■ PROMPT
All the data should be repeated exactly. Any image in it is left out.

■ DATA SHOWN
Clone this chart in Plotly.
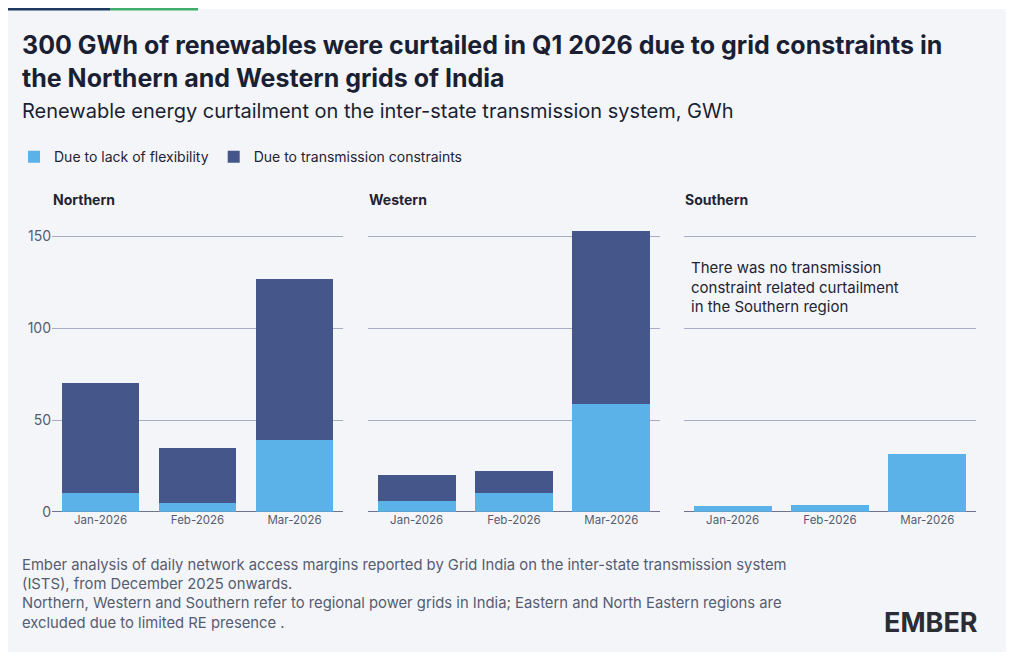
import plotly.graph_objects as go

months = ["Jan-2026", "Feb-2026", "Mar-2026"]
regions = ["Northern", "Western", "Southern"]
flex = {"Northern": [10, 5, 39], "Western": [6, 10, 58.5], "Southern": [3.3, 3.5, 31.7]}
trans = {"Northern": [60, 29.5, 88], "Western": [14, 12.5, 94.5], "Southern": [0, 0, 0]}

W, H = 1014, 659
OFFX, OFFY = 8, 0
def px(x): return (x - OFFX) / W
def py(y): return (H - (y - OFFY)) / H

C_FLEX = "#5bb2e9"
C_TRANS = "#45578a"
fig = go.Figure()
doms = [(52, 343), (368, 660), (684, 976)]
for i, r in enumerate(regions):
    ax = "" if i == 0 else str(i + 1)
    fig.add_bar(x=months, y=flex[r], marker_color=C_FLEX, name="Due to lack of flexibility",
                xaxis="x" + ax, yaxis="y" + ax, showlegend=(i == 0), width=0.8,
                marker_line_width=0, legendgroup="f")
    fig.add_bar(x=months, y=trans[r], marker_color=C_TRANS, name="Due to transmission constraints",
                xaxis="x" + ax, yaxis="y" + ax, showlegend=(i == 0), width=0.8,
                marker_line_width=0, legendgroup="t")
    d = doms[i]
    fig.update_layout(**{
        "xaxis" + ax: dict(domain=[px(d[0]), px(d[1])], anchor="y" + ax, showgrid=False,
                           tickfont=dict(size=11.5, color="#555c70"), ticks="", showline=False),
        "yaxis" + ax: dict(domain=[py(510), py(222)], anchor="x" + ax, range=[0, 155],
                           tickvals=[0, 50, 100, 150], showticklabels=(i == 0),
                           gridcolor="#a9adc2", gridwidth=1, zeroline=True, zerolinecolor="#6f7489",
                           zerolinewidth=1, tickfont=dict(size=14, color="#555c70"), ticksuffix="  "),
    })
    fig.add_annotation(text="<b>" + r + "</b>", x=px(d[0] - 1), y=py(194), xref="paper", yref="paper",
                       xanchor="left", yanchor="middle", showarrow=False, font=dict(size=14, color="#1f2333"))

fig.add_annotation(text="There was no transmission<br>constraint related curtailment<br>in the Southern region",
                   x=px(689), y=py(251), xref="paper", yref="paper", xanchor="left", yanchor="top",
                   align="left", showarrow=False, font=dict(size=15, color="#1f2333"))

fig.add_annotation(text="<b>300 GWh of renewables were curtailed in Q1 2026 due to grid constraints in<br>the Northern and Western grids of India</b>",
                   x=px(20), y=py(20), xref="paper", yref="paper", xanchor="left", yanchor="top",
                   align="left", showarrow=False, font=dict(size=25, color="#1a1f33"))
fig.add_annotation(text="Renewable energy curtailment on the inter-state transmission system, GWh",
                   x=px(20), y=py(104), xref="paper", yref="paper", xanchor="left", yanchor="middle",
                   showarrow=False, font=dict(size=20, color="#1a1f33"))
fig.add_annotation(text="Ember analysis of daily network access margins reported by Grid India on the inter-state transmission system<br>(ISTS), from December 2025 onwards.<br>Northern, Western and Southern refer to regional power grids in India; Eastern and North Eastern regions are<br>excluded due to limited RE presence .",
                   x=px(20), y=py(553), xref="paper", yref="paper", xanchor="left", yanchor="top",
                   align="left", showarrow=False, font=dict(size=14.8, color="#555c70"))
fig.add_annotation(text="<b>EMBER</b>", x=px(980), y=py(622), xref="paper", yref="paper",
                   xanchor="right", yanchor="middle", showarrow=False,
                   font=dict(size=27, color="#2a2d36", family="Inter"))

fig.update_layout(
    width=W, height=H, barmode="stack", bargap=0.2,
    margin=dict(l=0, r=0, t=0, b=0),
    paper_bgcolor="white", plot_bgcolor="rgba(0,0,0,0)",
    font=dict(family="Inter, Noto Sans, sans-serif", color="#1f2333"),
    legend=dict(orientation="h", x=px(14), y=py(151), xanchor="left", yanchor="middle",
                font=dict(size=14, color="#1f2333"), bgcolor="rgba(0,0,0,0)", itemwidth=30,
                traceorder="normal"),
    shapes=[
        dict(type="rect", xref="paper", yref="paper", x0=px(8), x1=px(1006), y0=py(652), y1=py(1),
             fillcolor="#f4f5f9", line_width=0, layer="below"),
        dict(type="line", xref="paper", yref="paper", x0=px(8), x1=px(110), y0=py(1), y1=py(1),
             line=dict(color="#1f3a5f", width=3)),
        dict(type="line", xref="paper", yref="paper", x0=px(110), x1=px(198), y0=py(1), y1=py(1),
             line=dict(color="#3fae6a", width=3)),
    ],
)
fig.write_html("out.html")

■ REPLY
Clone this chart in Plotly.
import plotly.graph_objects as go

months = ["Jan-2026", "Feb-2026", "Mar-2026"]
regions = ["Northern", "Western", "Southern"]
flex = {"Northern": [10, 5, 39], "Western": [6, 10, 58.5], "Southern": [3.3, 3.5, 31.7]}
trans = {"Northern": [60, 29.5, 88], "Western": [14, 12.5, 94.5], "Southern": [0, 0, 0]}

W, H = 1014, 659
OFFX, OFFY = 8, 0
def px(x): return (x - OFFX) / W
def py(y): return (H - (y - OFFY)) / H

C_FLEX = "#5bb2e9"
C_TRANS = "#45578a"
fig = go.Figure()
doms = [(52, 343), (368, 660), (684, 976)]
for i, r in enumerate(regions):
    ax = "" if i == 0 else str(i + 1)
    fig.add_bar(x=months, y=flex[r], marker_color=C_FLEX, name="Due to lack of flexibility",
                xaxis="x" + ax, yaxis="y" + ax, showlegend=(i == 0), width=0.8,
                marker_line_width=0, legendgroup="f")
    fig.add_bar(x=months, y=trans[r], marker_color=C_TRANS, name="Due to transmission constraints",
                xaxis="x" + ax, yaxis="y" + ax, showlegend=(i == 0), width=0.8,
                marker_line_width=0, legendgroup="t")
    d = doms[i]
    fig.update_layout(**{
        "xaxis" + ax: dict(domain=[px(d[0]), px(d[1])], anchor="y" + ax, showgrid=False,
                           tickfont=dict(size=11.5, color="#555c70"), ticks="", showline=False),
        "yaxis" + ax: dict(domain=[py(510), py(222)], anchor="x" + ax, range=[0, 155],
                           tickvals=[0, 50, 100, 150], showticklabels=(i == 0),
                           gridcolor="#a9adc2", gridwidth=1, zeroline=True, zerolinecolor="#6f7489",
                           zerolinewidth=1, tickfont=dict(size=14, color="#555c70"), ticksuffix="  "),
    })
    fig.add_annotation(text="<b>" + r + "</b>", x=px(d[0] - 1), y=py(194), xref="paper", yref="paper",
                       xanchor="left", yanchor="middle", showarrow=False, font=dict(size=14, color="#1f2333"))

fig.add_annotation(text="There was no transmission<br>constraint related curtailment<br>in the Southern region",
                   x=px(689), y=py(251), xref="paper", yref="paper", xanchor="left", yanchor="top",
                   align="left", showarrow=False, font=dict(size=15, color="#1f2333"))

fig.add_annotation(text="<b>300 GWh of renewables were curtailed in Q1 2026 due to grid constraints in<br>the Northern and Western grids of India</b>",
                   x=px(20), y=py(20), xref="paper", yref="paper", xanchor="left", yanchor="top",
                   align="left", showarrow=False, font=dict(size=25, color="#1a1f33"))
fig.add_annotation(text="Renewable energy curtailment on the inter-state transmission system, GWh",
                   x=px(20), y=py(104), xref="paper", yref="paper", xanchor="left", yanchor="middle",
                   showarrow=False, font=dict(size=20, color="#1a1f33"))
fig.add_annotation(text="Ember analysis of daily network access margins reported by Grid India on the inter-state transmission system<br>(ISTS), from December 2025 onwards.<br>Northern, Western and Southern refer to regional power grids in India; Eastern and North Eastern regions are<br>excluded due to limited RE presence .",
                   x=px(20), y=py(553), xref="paper", yref="paper", xanchor="left", yanchor="top",
                   align="left", showarrow=False, font=dict(size=14.8, color="#555c70"))
fig.add_annotation(text="<b>EMBER</b>", x=px(980), y=py(622), xref="paper", yref="paper",
                   xanchor="right", yanchor="middle", showarrow=False,
                   font=dict(size=27, color="#2a2d36", family="Inter"))

fig.update_layout(
    width=W, height=H, barmode="stack", bargap=0.2,
    margin=dict(l=0, r=0, t=0, b=0),
    paper_bgcolor="white", plot_bgcolor="rgba(0,0,0,0)",
    font=dict(family="Inter, Noto Sans, sans-serif", color="#1f2333"),
    legend=dict(orientation="h", x=px(14), y=py(151), xanchor="left", yanchor="middle",
                font=dict(size=14, color="#1f2333"), bgcolor="rgba(0,0,0,0)", itemwidth=30,
                traceorder="normal"),
    shapes=[
        dict(type="rect", xref="paper", yref="paper", x0=px(8), x1=px(1006), y0=py(652), y1=py(1),
             fillcolor="#f4f5f9", line_width=0, layer="below"),
        dict(type="line", xref="paper", yref="paper", x0=px(8), x1=px(110), y0=py(1), y1=py(1),
             line=dict(color="#1f3a5f", width=3)),
        dict(type="line", xref="paper", yref="paper", x0=px(110), x1=px(198), y0=py(1), y1=py(1),
             line=dict(color="#3fae6a", width=3)),
    ],
)
fig.write_html("out.html")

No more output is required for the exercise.